Neben der Eigenwahrnehmung ihrer Stadt durch die hier lebenden Menschen spielt dabei auch die deutschlandweite Fremdwahrnehmung Zwickaus eine nicht zu unterschätzende Rolle. Ist diese wirklich so schlecht – und wenn ja, warum? Darauf aufbauend ließe sich mit einer Imagekampagne ansetzen.

Das Regionalmanagement Erzgebirge hat 2022 beispielsweise eine repräsentative Imageanalyse über
das Erzgebirge durchführen lassen. Insgesamt nahmen 3.873 Privatpersonen und 609 Unternehmen an der Befragung teil. Sowohl innerhalb der Bevölkerung als auch in der Wirtschaft wurde zudem nach regionaler Herkunft differenziert. So ergab sich ein fundiertes Bild, bei dem eine Kampagne durchaus sinnvoll ansetzen kann.

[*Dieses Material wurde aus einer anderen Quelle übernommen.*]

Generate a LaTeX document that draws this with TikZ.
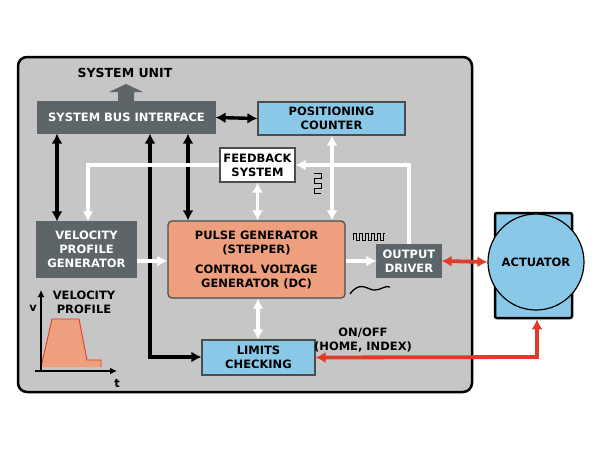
\documentclass[tikz,border=0pt]{standalone}
\usepackage{fontspec}
\setmainfont{DejaVu Sans}
\usetikzlibrary{arrows.meta}
\definecolor{unitgray}{HTML}{C6C6C6}
\definecolor{darkbox}{HTML}{5D6569}
\definecolor{lightblue}{HTML}{8AC8E8}
\definecolor{salmon}{HTML}{EEA07E}
\definecolor{sigred}{HTML}{E03A2A}
\tikzset{>={Latex[length=10pt,width=11pt]}}
\tikzset{
    lbl/.style={font=\fontsize{11.5}{14}\selectfont\bfseries, align=center},
    box/.style={draw=black!70, line width=1.2pt, lbl, inner sep=0pt},
    dark/.style={box, fill=darkbox, draw=darkbox, text=white},
    blue/.style={box, fill=lightblue},
    bk/.style={line width=3.4pt, black},
    wh/.style={line width=3.8pt, white},
    rd/.style={line width=3.8pt, sigred}
}
\begin{document}
\begin{tikzpicture}[x=1pt,y=-1pt]
    \useasboundingbox (0,0) rectangle (600,450);

    % system unit frame
    \draw[line width=2.5pt, fill=unitgray, rounded corners=9pt] (18,57) rectangle (472,392);
    \node[lbl, font=\fontsize{12.5}{14}\selectfont\bfseries] (unit) at (125,73) {SYSTEM UNIT};
    \fill[darkbox] (118,101) -- (118,92) -- (109,92) -- (126,84) -- (143,92) -- (134,92) -- (134,101) -- cycle;

    % blocks
    \node[dark, minimum width=177pt, minimum height=31pt] (bus) at (126.5,117.5) {SYSTEM BUS INTERFACE};
    \node[blue, minimum width=147pt, minimum height=33pt] (count) at (331.5,118.5) {POSITIONING\\COUNTER};
    \node[box, fill=white, minimum width=75pt, minimum height=34pt] (fb) at (257.5,165) {FEEDBACK\\SYSTEM};
    \node[dark, minimum width=99pt, minimum height=55pt] (vel) at (86.5,249.5) {VELOCITY\\PROFILE\\GENERATOR};
    \node[box, fill=salmon, rounded corners=4pt, minimum width=177pt, minimum height=77pt] (pulse) at (256.5,259.5)
        {PULSE GENERATOR\\(STEPPER)\\[6pt]CONTROL VOLTAGE\\GENERATOR (DC)};
    \node[dark, minimum width=64pt, minimum height=32pt] (out) at (409,261) {OUTPUT\\DRIVER};
    \node[blue, minimum width=113pt, minimum height=35pt] (lim) at (258.5,357.5) {LIMITS\\CHECKING};

    % actuator
    \node[draw, line width=2.5pt, fill=lightblue, rounded corners=2pt, minimum width=77pt, minimum height=105pt] (actbox) at (533.5,265.5) {};
    \node[draw, line width=1.2pt, fill=lightblue, circle, minimum size=96pt, lbl] (act) at (536,262) {ACTUATOR};

    % bus links
    \draw[bk, <->] (bus.east) -- (count.west);
    \draw[bk, <->] (bus.south -| 57,0) -- (vel.north -| 57,0);
    \draw[bk, <->] (bus.south -| 188,0) -- (pulse.north -| 188,0);
    \draw[bk, ->] (148.3,357) -- (lim.west |- 0,357);
    \draw[bk, ->] (150,358.7) -- (bus.south -| 150,0);

    % feedback loop
    \draw[wh, ->] (out.north) |- (fb.east);
    \draw[wh, ->] (fb.west) -| (vel.north -| 88,0);
    \draw[wh, <->] (fb.south) -- (pulse.north -| fb.south);
    \draw[wh, <->] (count.south -| 332,0) -- (pulse.north -| 332,0);
    \draw[wh, ->] (vel.east |- 0,261) -- (pulse.west |- 0,261);
    \draw[wh, ->] (pulse.east |- out.west) -- (out.west);
    \draw[wh, <->] (pulse.south -| 258,0) -- (lim.north -| 258,0);

    % actuator links
    \draw[rd, <->] (out.east) -- (act.west);
    \draw[rd, <->] (lim.east) -- (537,357) -- (actbox.south -| 537,0);
    \node[lbl] (onoff) at (363,340) {ON/OFF\\(HOME, INDEX)};

    % signal shapes
    \draw[line width=1pt] (321,193) -- (314,193) -- (314,188) -- (321,188) -- (321,183) -- (314,183) -- (314,178) -- (321,178) -- (321,173) -- (314,173);
    \draw[line width=1pt] (353,240) -- (353,233) \foreach \k in {0,...,4} { -- ++(3,0) -- ++(0,7) -- ++(3,0) -- ++(0,-7) } -- ++(2,0);
    \draw[line width=1.3pt] (350,294) .. controls (360,280) and (368,290) .. (374,290) .. controls (382,290) and (385,285) .. (390,287);

    % velocity profile sketch
    \fill[salmon] (41,367) -- (52,319) -- (79,319) -- (87,360) -- (101,360) -- (101,367) -- cycle;
    \draw[sigred, line width=0.9pt] (41,367) -- (52,319) -- (79,319) -- (87,360) -- (101,360) -- (101,367);
    \draw[line width=1.2pt, -{Latex[length=7pt,width=7pt]}] (41,372) -- (41,290);
    \draw[line width=1.2pt, -{Latex[length=7pt,width=7pt]}] (35,371) -- (117,371);
    \node[lbl] (vlab) at (33,308) {v};
    \node[lbl] (tlab) at (117,383) {t};
    \node[lbl] (vprof) at (84,302) {VELOCITY\\PROFILE};
\end{tikzpicture}
\end{document}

Wenn es also im Wirtschafts-, Umwelt- und Stadtentwicklungsausschuss und folgend im Stadtrat um den Umfang der Aufgabenstellung für die Einholung von Angeboten geht, sollten aus unserer Sicht, auch Beteiligungsformate wie Bürger*innenwerkstätte und Bürger*innenbefragung für die Konzepterstellung berücksichtigt werden. Denn im Kern sollte es nicht nur um eine bloße Kampagne gehen, sondern um einen identitätsstiftenden Mehrwert für die Stadtgesellschaft! Darin liegt eine große Chance für Zwickau!

Alter Gasometer e.V.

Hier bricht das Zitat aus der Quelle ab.